Your task is to output the listing word for word, with pictures excluded.
[Start Data segment]
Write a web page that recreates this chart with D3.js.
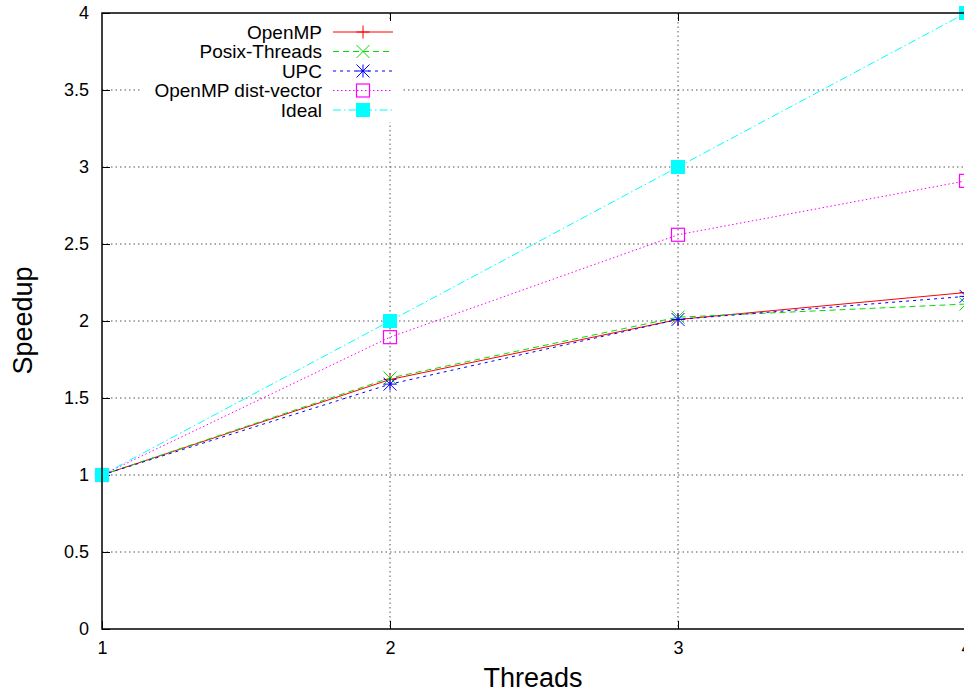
<!DOCTYPE html>
<html><head><meta charset="utf-8">
<script src="https://cdn.jsdelivr.net/npm/d3@7"></script>
<style>body{margin:0;background:#fff}svg{display:block;font-family:"Liberation Sans",Arial,sans-serif}</style>
</head><body><svg id="c" width="964" height="690"></svg>
<script>
const threads = [1, 2, 3, 4];
const openmp = [1, 1.62, 2.01, 2.185];
const posix = [1, 1.63, 2.025, 2.11];
const upc = [1, 1.59, 2.01, 2.16];
const distVector = [1, 1.895, 2.56, 2.91];
const ideal = [1, 2, 3, 4];
const yTicks = [0, 0.5, 1, 1.5, 2, 2.5, 3, 3.5, 4];
const xTicks = [1, 2, 3, 4];
const seriesNames = ["OpenMP", "Posix-Threads", "UPC", "OpenMP dist-vector", "Ideal"];

const series = [
  {name: seriesNames[0], values: openmp, color: "#ff0000", dash: null, marker: "plus"},
  {name: seriesNames[1], values: posix, color: "#00e000", dash: "6,4", marker: "cross"},
  {name: seriesNames[2], values: upc, color: "#0000ff", dash: "3,4", marker: "star"},
  {name: seriesNames[3], values: distVector, color: "#ff00ff", dash: "1.5,2.5", marker: "box"},
  {name: seriesNames[4], values: ideal, color: "#00ffff", dash: "8,3,1.5,3", marker: "fbox"}
];

const svg = d3.select("#c");
const L = 102, R = 966, T = 13, B = 629;
const x = d3.scaleLinear().domain([1, 4]).range([L, R]);
const y = d3.scaleLinear().domain([0, 4]).range([B, T]);

// grid
const grid = svg.append("g");
yTicks.filter(v => v > 0 && v < 4).forEach(v => {
  grid.append("line").attr("x1", L).attr("x2", R).attr("y1", y(v)).attr("y2", y(v))
    .attr("stroke", "#555").attr("stroke-width", 1).attr("stroke-dasharray", "1.5,3");
});
xTicks.filter(v => v > 1 && v < 4).forEach(v => {
  grid.append("line").attr("x1", x(v)).attr("x2", x(v)).attr("y1", T).attr("y2", B)
    .attr("stroke", "#555").attr("stroke-width", 1).attr("stroke-dasharray", "1.5,3");
});

// legend background (covers grid)
svg.append("rect").attr("x", 140).attr("y", 20).attr("width", 262).attr("height", 102).attr("fill", "#fff");

// axes
const yAxis = d3.axisLeft(y).tickValues(yTicks).tickSize(-8).tickPadding(13).tickFormat(d3.format("~g"));
const gy = svg.append("g").attr("transform", `translate(${L},0)`).call(yAxis);
const xAxis = d3.axisBottom(x).tickValues(xTicks).tickSize(-8).tickPadding(12).tickFormat(d3.format("d"));
const gx = svg.append("g").attr("transform", `translate(0,${B})`).call(xAxis);
const xTop = d3.axisTop(x).tickValues(xTicks.filter(v => v > 1 && v < 4)).tickSize(-8).tickFormat("");
const gxt = svg.append("g").attr("transform", `translate(0,${T})`).call(xTop);
[gy, gx, gxt].forEach(g => {
  g.select(".domain").remove();
  g.selectAll("line").attr("stroke", "#000").attr("stroke-width", 1);
  g.selectAll("text").attr("fill", "#000").style("font-size", "18px").style("font-family", "Liberation Sans, Arial, sans-serif");
});

// series lines
const line = d3.line().x((d, i) => x(threads[i])).y(d => y(d));
function marker(g, type, cx, cy, color) {
  const s = 6.5;
  if (type === "plus") {
    g.append("path").attr("d", `M${cx - s},${cy}H${cx + s}M${cx},${cy - s}V${cy + s}`).attr("stroke", color).attr("stroke-width", 1).attr("fill", "none");
  } else if (type === "cross") {
    g.append("path").attr("d", `M${cx - s},${cy - s}L${cx + s},${cy + s}M${cx - s},${cy + s}L${cx + s},${cy - s}`).attr("stroke", color).attr("stroke-width", 1).attr("fill", "none");
  } else if (type === "star") {
    g.append("path").attr("d", `M${cx - s},${cy}H${cx + s}M${cx},${cy - s}V${cy + s}M${cx - s},${cy - s}L${cx + s},${cy + s}M${cx - s},${cy + s}L${cx + s},${cy - s}`).attr("stroke", color).attr("stroke-width", 1).attr("fill", "none");
  } else if (type === "box") {
    g.append("rect").attr("x", cx - s).attr("y", cy - s).attr("width", 2 * s).attr("height", 2 * s).attr("stroke", color).attr("stroke-width", 1.2).attr("fill", "none");
  } else if (type === "fbox") {
    g.append("rect").attr("x", cx - 7).attr("y", cy - 7).attr("width", 14).attr("height", 14).attr("fill", color);
  }
}

const plot = svg.append("g");
series.forEach(s => {
  const g = plot.append("g");
  g.append("path").datum(s.values).attr("d", line).attr("fill", "none")
    .attr("stroke", s.color).attr("stroke-width", 1).attr("stroke-dasharray", s.dash);
  s.values.forEach((v, i) => marker(g, s.marker, x(threads[i]), y(v), s.color));
});

// legend
const lg = svg.append("g");
series.forEach((s, i) => {
  const ry = 32 + i * 19.5;
  lg.append("text").attr("x", 322).attr("y", ry).attr("dy", "0.35em").attr("text-anchor", "end")
    .style("font-size", "19px").attr("fill", "#000").text(s.name);
  lg.append("line").attr("x1", 333).attr("x2", 393).attr("y1", ry).attr("y2", ry)
    .attr("stroke", s.color).attr("stroke-width", 1).attr("stroke-dasharray", s.dash);
  marker(lg, s.marker, 363, ry, s.color);
});

// frame
svg.append("rect").attr("x", L).attr("y", T).attr("width", R - L).attr("height", B - T)
  .attr("fill", "none").attr("stroke", "#000").attr("stroke-width", 1.5);

// axis titles
svg.append("text").attr("x", 533).attr("y", 687).attr("text-anchor", "middle")
  .style("font-size", "27px").attr("fill", "#000").text("Threads");
svg.append("text").attr("transform", "translate(31.5,320.5) rotate(-90)").attr("text-anchor", "middle")
  .style("font-size", "27px").attr("fill", "#000").text("Speedup");
</script></body></html>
[End Data segment]
In response |
Write a web page that recreates this chart with D3.js.
<!DOCTYPE html>
<html><head><meta charset="utf-8">
<script src="https://cdn.jsdelivr.net/npm/d3@7"></script>
<style>body{margin:0;background:#fff}svg{display:block;font-family:"Liberation Sans",Arial,sans-serif}</style>
</head><body><svg id="c" width="964" height="690"></svg>
<script>
const threads = [1, 2, 3, 4];
const openmp = [1, 1.62, 2.01, 2.185];
const posix = [1, 1.63, 2.025, 2.11];
const upc = [1, 1.59, 2.01, 2.16];
const distVector = [1, 1.895, 2.56, 2.91];
const ideal = [1, 2, 3, 4];
const yTicks = [0, 0.5, 1, 1.5, 2, 2.5, 3, 3.5, 4];
const xTicks = [1, 2, 3, 4];
const seriesNames = ["OpenMP", "Posix-Threads", "UPC", "OpenMP dist-vector", "Ideal"];

const series = [
  {name: seriesNames[0], values: openmp, color: "#ff0000", dash: null, marker: "plus"},
  {name: seriesNames[1], values: posix, color: "#00e000", dash: "6,4", marker: "cross"},
  {name: seriesNames[2], values: upc, color: "#0000ff", dash: "3,4", marker: "star"},
  {name: seriesNames[3], values: distVector, color: "#ff00ff", dash: "1.5,2.5", marker: "box"},
  {name: seriesNames[4], values: ideal, color: "#00ffff", dash: "8,3,1.5,3", marker: "fbox"}
];

const svg = d3.select("#c");
const L = 102, R = 966, T = 13, B = 629;
const x = d3.scaleLinear().domain([1, 4]).range([L, R]);
const y = d3.scaleLinear().domain([0, 4]).range([B, T]);

// grid
const grid = svg.append("g");
yTicks.filter(v => v > 0 && v < 4).forEach(v => {
  grid.append("line").attr("x1", L).attr("x2", R).attr("y1", y(v)).attr("y2", y(v))
    .attr("stroke", "#555").attr("stroke-width", 1).attr("stroke-dasharray", "1.5,3");
});
xTicks.filter(v => v > 1 && v < 4).forEach(v => {
  grid.append("line").attr("x1", x(v)).attr("x2", x(v)).attr("y1", T).attr("y2", B)
    .attr("stroke", "#555").attr("stroke-width", 1).attr("stroke-dasharray", "1.5,3");
});

// legend background (covers grid)
svg.append("rect").attr("x", 140).attr("y", 20).attr("width", 262).attr("height", 102).attr("fill", "#fff");

// axes
const yAxis = d3.axisLeft(y).tickValues(yTicks).tickSize(-8).tickPadding(13).tickFormat(d3.format("~g"));
const gy = svg.append("g").attr("transform", `translate(${L},0)`).call(yAxis);
const xAxis = d3.axisBottom(x).tickValues(xTicks).tickSize(-8).tickPadding(12).tickFormat(d3.format("d"));
const gx = svg.append("g").attr("transform", `translate(0,${B})`).call(xAxis);
const xTop = d3.axisTop(x).tickValues(xTicks.filter(v => v > 1 && v < 4)).tickSize(-8).tickFormat("");
const gxt = svg.append("g").attr("transform", `translate(0,${T})`).call(xTop);
[gy, gx, gxt].forEach(g => {
  g.select(".domain").remove();
  g.selectAll("line").attr("stroke", "#000").attr("stroke-width", 1);
  g.selectAll("text").attr("fill", "#000").style("font-size", "18px").style("font-family", "Liberation Sans, Arial, sans-serif");
});

// series lines
const line = d3.line().x((d, i) => x(threads[i])).y(d => y(d));
function marker(g, type, cx, cy, color) {
  const s = 6.5;
  if (type === "plus") {
    g.append("path").attr("d", `M${cx - s},${cy}H${cx + s}M${cx},${cy - s}V${cy + s}`).attr("stroke", color).attr("stroke-width", 1).attr("fill", "none");
  } else if (type === "cross") {
    g.append("path").attr("d", `M${cx - s},${cy - s}L${cx + s},${cy + s}M${cx - s},${cy + s}L${cx + s},${cy - s}`).attr("stroke", color).attr("stroke-width", 1).attr("fill", "none");
  } else if (type === "star") {
    g.append("path").attr("d", `M${cx - s},${cy}H${cx + s}M${cx},${cy - s}V${cy + s}M${cx - s},${cy - s}L${cx + s},${cy + s}M${cx - s},${cy + s}L${cx + s},${cy - s}`).attr("stroke", color).attr("stroke-width", 1).attr("fill", "none");
  } else if (type === "box") {
    g.append("rect").attr("x", cx - s).attr("y", cy - s).attr("width", 2 * s).attr("height", 2 * s).attr("stroke", color).attr("stroke-width", 1.2).attr("fill", "none");
  } else if (type === "fbox") {
    g.append("rect").attr("x", cx - 7).attr("y", cy - 7).attr("width", 14).attr("height", 14).attr("fill", color);
  }
}

const plot = svg.append("g");
series.forEach(s => {
  const g = plot.append("g");
  g.append("path").datum(s.values).attr("d", line).attr("fill", "none")
    .attr("stroke", s.color).attr("stroke-width", 1).attr("stroke-dasharray", s.dash);
  s.values.forEach((v, i) => marker(g, s.marker, x(threads[i]), y(v), s.color));
});

// legend
const lg = svg.append("g");
series.forEach((s, i) => {
  const ry = 32 + i * 19.5;
  lg.append("text").attr("x", 322).attr("y", ry).attr("dy", "0.35em").attr("text-anchor", "end")
    .style("font-size", "19px").attr("fill", "#000").text(s.name);
  lg.append("line").attr("x1", 333).attr("x2", 393).attr("y1", ry).attr("y2", ry)
    .attr("stroke", s.color).attr("stroke-width", 1).attr("stroke-dasharray", s.dash);
  marker(lg, s.marker, 363, ry, s.color);
});

// frame
svg.append("rect").attr("x", L).attr("y", T).attr("width", R - L).attr("height", B - T)
  .attr("fill", "none").attr("stroke", "#000").attr("stroke-width", 1.5);

// axis titles
svg.append("text").attr("x", 533).attr("y", 687).attr("text-anchor", "middle")
  .style("font-size", "27px").attr("fill", "#000").text("Threads");
svg.append("text").attr("transform", "translate(31.5,320.5) rotate(-90)").attr("text-anchor", "middle")
  .style("font-size", "27px").attr("fill", "#000").text("Speedup");
</script></body></html>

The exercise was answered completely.